··· COLLECTED DATA ···

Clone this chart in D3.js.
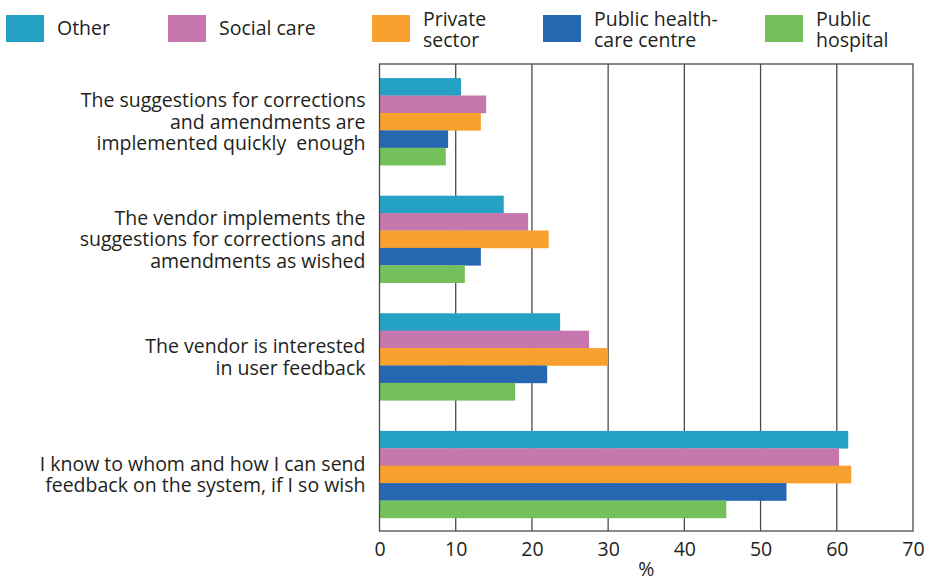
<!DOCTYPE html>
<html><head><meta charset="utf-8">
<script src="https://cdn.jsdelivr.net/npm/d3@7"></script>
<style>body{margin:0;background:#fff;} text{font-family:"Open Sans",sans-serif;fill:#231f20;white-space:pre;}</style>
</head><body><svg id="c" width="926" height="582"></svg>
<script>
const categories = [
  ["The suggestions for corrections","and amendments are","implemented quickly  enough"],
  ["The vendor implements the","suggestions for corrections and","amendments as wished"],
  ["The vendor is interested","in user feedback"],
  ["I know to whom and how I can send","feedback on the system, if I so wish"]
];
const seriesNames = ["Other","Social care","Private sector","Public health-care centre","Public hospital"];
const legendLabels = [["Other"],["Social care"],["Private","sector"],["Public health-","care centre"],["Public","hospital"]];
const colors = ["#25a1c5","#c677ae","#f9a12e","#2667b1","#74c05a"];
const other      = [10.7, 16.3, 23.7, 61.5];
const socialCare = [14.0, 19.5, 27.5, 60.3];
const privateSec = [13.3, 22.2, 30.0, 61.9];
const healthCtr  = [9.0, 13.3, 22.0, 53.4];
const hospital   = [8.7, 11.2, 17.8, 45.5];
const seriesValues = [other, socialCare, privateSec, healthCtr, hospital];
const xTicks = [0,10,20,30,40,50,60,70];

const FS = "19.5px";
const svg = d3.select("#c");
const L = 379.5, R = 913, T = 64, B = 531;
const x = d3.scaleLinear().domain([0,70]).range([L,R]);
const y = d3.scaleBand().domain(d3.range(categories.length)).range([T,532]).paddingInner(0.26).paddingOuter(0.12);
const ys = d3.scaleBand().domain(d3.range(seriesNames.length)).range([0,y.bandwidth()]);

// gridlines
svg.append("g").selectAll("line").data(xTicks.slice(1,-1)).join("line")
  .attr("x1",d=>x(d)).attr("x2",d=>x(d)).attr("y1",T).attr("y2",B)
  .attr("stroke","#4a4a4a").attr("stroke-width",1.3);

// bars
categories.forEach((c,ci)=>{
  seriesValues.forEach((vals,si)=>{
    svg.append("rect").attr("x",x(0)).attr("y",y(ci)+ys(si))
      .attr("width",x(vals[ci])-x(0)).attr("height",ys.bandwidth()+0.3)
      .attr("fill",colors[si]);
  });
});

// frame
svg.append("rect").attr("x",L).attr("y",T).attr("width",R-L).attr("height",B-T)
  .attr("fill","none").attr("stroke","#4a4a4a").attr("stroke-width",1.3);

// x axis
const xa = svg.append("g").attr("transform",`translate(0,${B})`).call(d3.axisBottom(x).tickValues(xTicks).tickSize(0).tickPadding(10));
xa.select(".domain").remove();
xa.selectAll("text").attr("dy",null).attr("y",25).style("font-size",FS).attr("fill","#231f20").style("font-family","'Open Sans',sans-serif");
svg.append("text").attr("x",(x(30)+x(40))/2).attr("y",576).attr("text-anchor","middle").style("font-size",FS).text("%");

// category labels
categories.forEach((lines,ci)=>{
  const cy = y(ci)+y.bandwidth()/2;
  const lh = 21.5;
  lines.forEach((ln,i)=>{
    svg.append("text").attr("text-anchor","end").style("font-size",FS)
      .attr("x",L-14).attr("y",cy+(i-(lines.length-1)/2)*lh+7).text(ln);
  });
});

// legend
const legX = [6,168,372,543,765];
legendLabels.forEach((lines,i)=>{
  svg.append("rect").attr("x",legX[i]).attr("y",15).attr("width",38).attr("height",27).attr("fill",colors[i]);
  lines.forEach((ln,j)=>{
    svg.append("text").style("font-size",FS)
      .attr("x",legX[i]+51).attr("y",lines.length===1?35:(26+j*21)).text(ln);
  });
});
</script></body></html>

···

**PROBLEM DETAILS**
Write out each line of the listing above, exactly, from its first line to the line holding "const xTicks = [0,10,20,30,40,50,60,70];", inclusive. Skip the pictures.

**REPLY**
Clone this chart in D3.js.
<!DOCTYPE html>
<html><head><meta charset="utf-8">
<script src="https://cdn.jsdelivr.net/npm/d3@7"></script>
<style>body{margin:0;background:#fff;} text{font-family:"Open Sans",sans-serif;fill:#231f20;white-space:pre;}</style>
</head><body><svg id="c" width="926" height="582"></svg>
<script>
const categories = [
  ["The suggestions for corrections","and amendments are","implemented quickly  enough"],
  ["The vendor implements the","suggestions for corrections and","amendments as wished"],
  ["The vendor is interested","in user feedback"],
  ["I know to whom and how I can send","feedback on the system, if I so wish"]
];
const seriesNames = ["Other","Social care","Private sector","Public health-care centre","Public hospital"];
const legendLabels = [["Other"],["Social care"],["Private","sector"],["Public health-","care centre"],["Public","hospital"]];
const colors = ["#25a1c5","#c677ae","#f9a12e","#2667b1","#74c05a"];
const other      = [10.7, 16.3, 23.7, 61.5];
const socialCare = [14.0, 19.5, 27.5, 60.3];
const privateSec = [13.3, 22.2, 30.0, 61.9];
const healthCtr  = [9.0, 13.3, 22.0, 53.4];
const hospital   = [8.7, 11.2, 17.8, 45.5];
const seriesValues = [other, socialCare, privateSec, healthCtr, hospital];
const xTicks = [0,10,20,30,40,50,60,70];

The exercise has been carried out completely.